Karena itu berusahalah sekuat tenaga untuk melawan tipu daya mahluk2 roh yang jahat. Seandainya saudara mendengar suatu suara yang aneh, yang barangkali menganjurkan saudara untuk percaya bahwa itu adalah suara seorang teman atau anggota keluarga yang telah meninggal, jangan memberikan perhatian sama sekali. Panggillah nama Allah yang sejati, Yehuwa, untuk membantu saudara dalam mengatasi pengaruh hantu. Seperti dianjurkan oleh Putra Allah sendiri, mintalah dengan penuh doa, ”Lepaskanlah kami dari pada yang jahat.” (Matius 6:13) Mengenai benda2 yang ada sangkut-pautnya dengan ilmu-ramal, tirulah teladan orang2 yang menerima ibadat sejati di Efesus purbakala. ”Banyak juga di antara mereka, yang pernah melakukan sihir, mengumpulkan kitab2nya lalu membakarnya di depan mata semua orang..” Memang, benda2 itu mahal harganya, tetapi mereka tidak segan2 membinasakannya.—Kisah 19:19.
Mengingat teladan ini, menurut pendapat saudara apakah tepat untuk bergaul dengan sengaja bersama orang2 yang dikenal berkecimpung dalam ilmu gaib dan menerima hadiah2 dari mereka? Siapa tahu bahwa mereka akan menjadi alat perantara yang dapat membawa saudara ke bahwa pengaruh hantu?

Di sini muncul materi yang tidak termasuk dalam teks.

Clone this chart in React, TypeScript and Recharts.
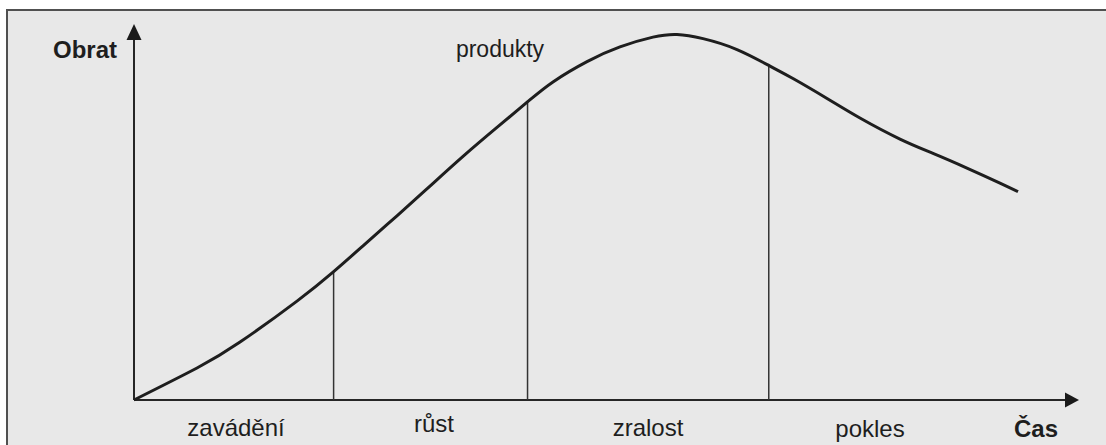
import React from "react";
import {
  LineChart,
  Line,
  XAxis,
  YAxis,
  ReferenceLine,
  ReferenceDot,
  Customized,
} from "recharts";

// Time (x) and turnover (y) of the product life-cycle curve, in arbitrary units 0..100
const curveTime = [
  0, 6.66, 11.21, 17.23, 21.04, 24.21, 27.8, 31.29, 34.78, 38.37, 41.65, 44.29, 47.89, 51.37,
  54.86, 57.4, 60.15, 63.74, 67.23, 69.66, 73.26, 76.74, 80.97, 84.46, 88.05, 91.54, 93.45,
];
const curveTurnover = [
  0, 8.5, 15.4, 26.3, 34.0, 41.0, 49.0, 56.9, 64.8, 72.5, 79.4, 84.6, 90.0, 93.9,
  96.5, 97.2, 96.1, 93.2, 88.8, 85.5, 80.2, 75.0, 69.4, 65.6, 61.7, 57.7, 55.4,
];

// Phase boundaries (time) and the curve height where each boundary meets it
const boundaryTime = [21.1, 41.6, 67.1];
const boundaryTurnover = [34.1, 79.4, 89.0];

// Phase labels
const phaseLabels = ["zavádění", "růst", "zralost", "pokles"];
const yAxisTitle = "Obrat";
const xAxisTitle = "Čas";
const curveTitle = "produkty";

const data = curveTime.map((t, i) => ({ t, v: curveTurnover[i] }));

const FONT = "'Liberation Sans', Arial, Helvetica, sans-serif";
const INK = "#262626";

// pixel placement of the labels
const phaseLabelX = [236, 434, 648, 870];
const phaseLabelY = [436, 432, 436, 437];

const Labels = () => (
  <g fontFamily={FONT} fill="#1e1e1e">
    <text x={53} y={58} fontSize={24} fontWeight="bold">
      {yAxisTitle}
    </text>
    <text x={500} y={57} fontSize={23} textAnchor="middle">
      {curveTitle}
    </text>
    {phaseLabels.map((l, i) => (
      <text key={l} x={phaseLabelX[i]} y={phaseLabelY[i]} fontSize={24} textAnchor="middle">
        {l}
      </text>
    ))}
    <text x={1036} y={437} fontSize={24} fontWeight="bold" textAnchor="middle">
      {xAxisTitle}
    </text>
  </g>
);

export default function App() {
  return (
    <div style={{ position: "absolute", left: 0, top: 0, width: 1106, height: 445, background: "#fff", overflow: "hidden" }}>
      <style>{`body{margin:0}`}</style>
      <div
        style={{
          position: "absolute",
          left: 6,
          top: 9,
          right: -4,
          bottom: -4,
          background: "#e8e8e8",
          borderTop: "2px solid #505050",
          borderLeft: "2px solid #505050",
        }}
      />
      <div style={{ position: "absolute", left: 0, top: 0 }}>
        <LineChart width={1106} height={445} data={data} margin={{ top: 24, right: 26, bottom: 45, left: 134 }}>
          <XAxis type="number" dataKey="t" domain={[0, 100]} hide />
          <YAxis type="number" domain={[0, 100]} hide />
          {/* axes */}
          <ReferenceLine
            segment={[{ x: 0, y: 0 }, { x: 0, y: 96 }]}
            stroke={INK}
            strokeWidth={2}
            ifOverflow="visible"
          />
          <ReferenceLine
            segment={[{ x: 0, y: 0 }, { x: 98.5, y: 0 }]}
            stroke={INK}
            strokeWidth={2}
            ifOverflow="visible"
          />
          <ReferenceDot
            x={0}
            y={100}
            r={0}
            ifOverflow="visible"
            shape={(p: any) => (
              <polygon points={`${p.cx},${p.cy} ${p.cx - 7.5},${p.cy + 16} ${p.cx + 7.5},${p.cy + 16}`} fill="#1a1a1a" />
            )}
          />
          <ReferenceDot
            x={100}
            y={0}
            r={0}
            ifOverflow="visible"
            shape={(p: any) => (
              <polygon points={`${p.cx - 1},${p.cy} ${p.cx - 15},${p.cy - 7.5} ${p.cx - 15},${p.cy + 7.5}`} fill="#1a1a1a" />
            )}
          />
          {/* phase boundaries */}
          {boundaryTime.map((bt, i) => (
            <ReferenceLine
              key={bt}
              segment={[{ x: bt, y: 0 }, { x: bt, y: boundaryTurnover[i] }]}
              stroke="#333"
              strokeWidth={1.5}
              ifOverflow="visible"
            />
          ))}
          <Line
            type="natural"
            dataKey="v"
            stroke="#1e1e1e"
            strokeWidth={3}
            dot={false}
            isAnimationActive={false}
          />
          <Customized component={Labels} />
        </LineChart>
      </div>
    </div>
  );
}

Tahulah kita bahwa roh2 jahat seringkali menjadi dalangnya sehingga orang2 melihat atau mendengar hal2 yang aneh serta bentuk2 yang menakutkan—suara, bunyi, hempasan dan bentuk2 badan yang berupa bayang2 yang tidak mempunyai penyebab2 yang jelas. Pengetahuan kita berkenaan hal ini merupakan faktor yang sangat penting untuk melindungi kita dari tipu daya. Pengetahuan ini akan membebaskan kita dari rasa takut terhadap orang2 mati dan dari upacara2 yang sama sekali tidak memberi manfaat bagi mereka. Hal itu juga akan membantu kita agar jangan sampai menjadi korban dari roh2 jahat.
Tetapi jika kita hendak terlindung dari setiap aspek akal licik yang dijalankan oleh Setan serta hantu2nya sehubungan dengan orang2 mati, kita harus percaya dan bertindak selaras dengan seluruh Alkitab. Oleh karena seluruhnya itu merupakan Firman Allah yang terilham.